> [Given material]
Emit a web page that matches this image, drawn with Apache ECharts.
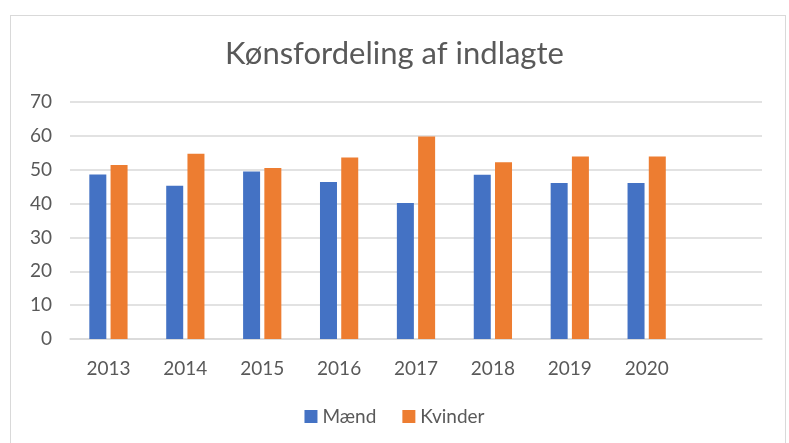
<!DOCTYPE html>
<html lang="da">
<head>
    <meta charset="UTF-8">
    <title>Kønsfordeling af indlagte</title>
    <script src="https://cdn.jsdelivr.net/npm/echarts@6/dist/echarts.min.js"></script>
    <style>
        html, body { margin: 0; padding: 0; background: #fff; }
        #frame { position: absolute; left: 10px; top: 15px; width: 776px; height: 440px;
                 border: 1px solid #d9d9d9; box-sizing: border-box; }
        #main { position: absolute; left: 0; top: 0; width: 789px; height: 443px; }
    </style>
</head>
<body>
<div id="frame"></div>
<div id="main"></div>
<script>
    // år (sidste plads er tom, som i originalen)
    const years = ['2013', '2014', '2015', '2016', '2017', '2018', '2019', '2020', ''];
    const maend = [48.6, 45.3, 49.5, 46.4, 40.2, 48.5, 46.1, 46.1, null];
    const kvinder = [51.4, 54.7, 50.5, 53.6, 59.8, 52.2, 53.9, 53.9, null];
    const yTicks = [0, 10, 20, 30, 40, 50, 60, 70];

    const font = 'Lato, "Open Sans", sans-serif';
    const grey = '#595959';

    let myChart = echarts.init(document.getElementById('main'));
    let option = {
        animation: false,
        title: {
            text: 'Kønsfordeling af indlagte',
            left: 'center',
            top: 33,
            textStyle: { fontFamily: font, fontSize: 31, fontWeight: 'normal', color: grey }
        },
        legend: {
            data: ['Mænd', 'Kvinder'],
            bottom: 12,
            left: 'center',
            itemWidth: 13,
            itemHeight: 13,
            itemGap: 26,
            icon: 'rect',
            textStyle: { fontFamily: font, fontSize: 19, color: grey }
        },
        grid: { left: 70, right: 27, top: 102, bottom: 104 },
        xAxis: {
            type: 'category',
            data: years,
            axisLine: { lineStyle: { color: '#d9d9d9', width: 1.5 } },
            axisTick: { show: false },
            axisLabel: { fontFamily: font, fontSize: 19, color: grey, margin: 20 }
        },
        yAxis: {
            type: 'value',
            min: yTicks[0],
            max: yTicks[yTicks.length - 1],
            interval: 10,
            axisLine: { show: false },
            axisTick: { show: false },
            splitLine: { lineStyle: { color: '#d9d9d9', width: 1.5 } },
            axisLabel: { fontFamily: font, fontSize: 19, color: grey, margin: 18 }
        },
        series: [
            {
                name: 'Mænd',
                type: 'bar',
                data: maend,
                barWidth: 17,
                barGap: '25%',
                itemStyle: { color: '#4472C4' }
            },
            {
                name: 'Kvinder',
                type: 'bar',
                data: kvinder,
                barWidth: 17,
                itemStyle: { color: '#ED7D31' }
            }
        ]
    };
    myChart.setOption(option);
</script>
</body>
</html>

> [Task requirements] Transcribe exactly, with no pictures, the lines running from the first line of the material through the line holding "const grey = '#595959';".

> [Correct response]
Emit a web page that matches this image, drawn with Apache ECharts.
<!DOCTYPE html>
<html lang="da">
<head>
    <meta charset="UTF-8">
    <title>Kønsfordeling af indlagte</title>
    <script src="https://cdn.jsdelivr.net/npm/echarts@6/dist/echarts.min.js"></script>
    <style>
        html, body { margin: 0; padding: 0; background: #fff; }
        #frame { position: absolute; left: 10px; top: 15px; width: 776px; height: 440px;
                 border: 1px solid #d9d9d9; box-sizing: border-box; }
        #main { position: absolute; left: 0; top: 0; width: 789px; height: 443px; }
    </style>
</head>
<body>
<div id="frame"></div>
<div id="main"></div>
<script>
    // år (sidste plads er tom, som i originalen)
    const years = ['2013', '2014', '2015', '2016', '2017', '2018', '2019', '2020', ''];
    const maend = [48.6, 45.3, 49.5, 46.4, 40.2, 48.5, 46.1, 46.1, null];
    const kvinder = [51.4, 54.7, 50.5, 53.6, 59.8, 52.2, 53.9, 53.9, null];
    const yTicks = [0, 10, 20, 30, 40, 50, 60, 70];

    const font = 'Lato, "Open Sans", sans-serif';
    const grey = '#595959';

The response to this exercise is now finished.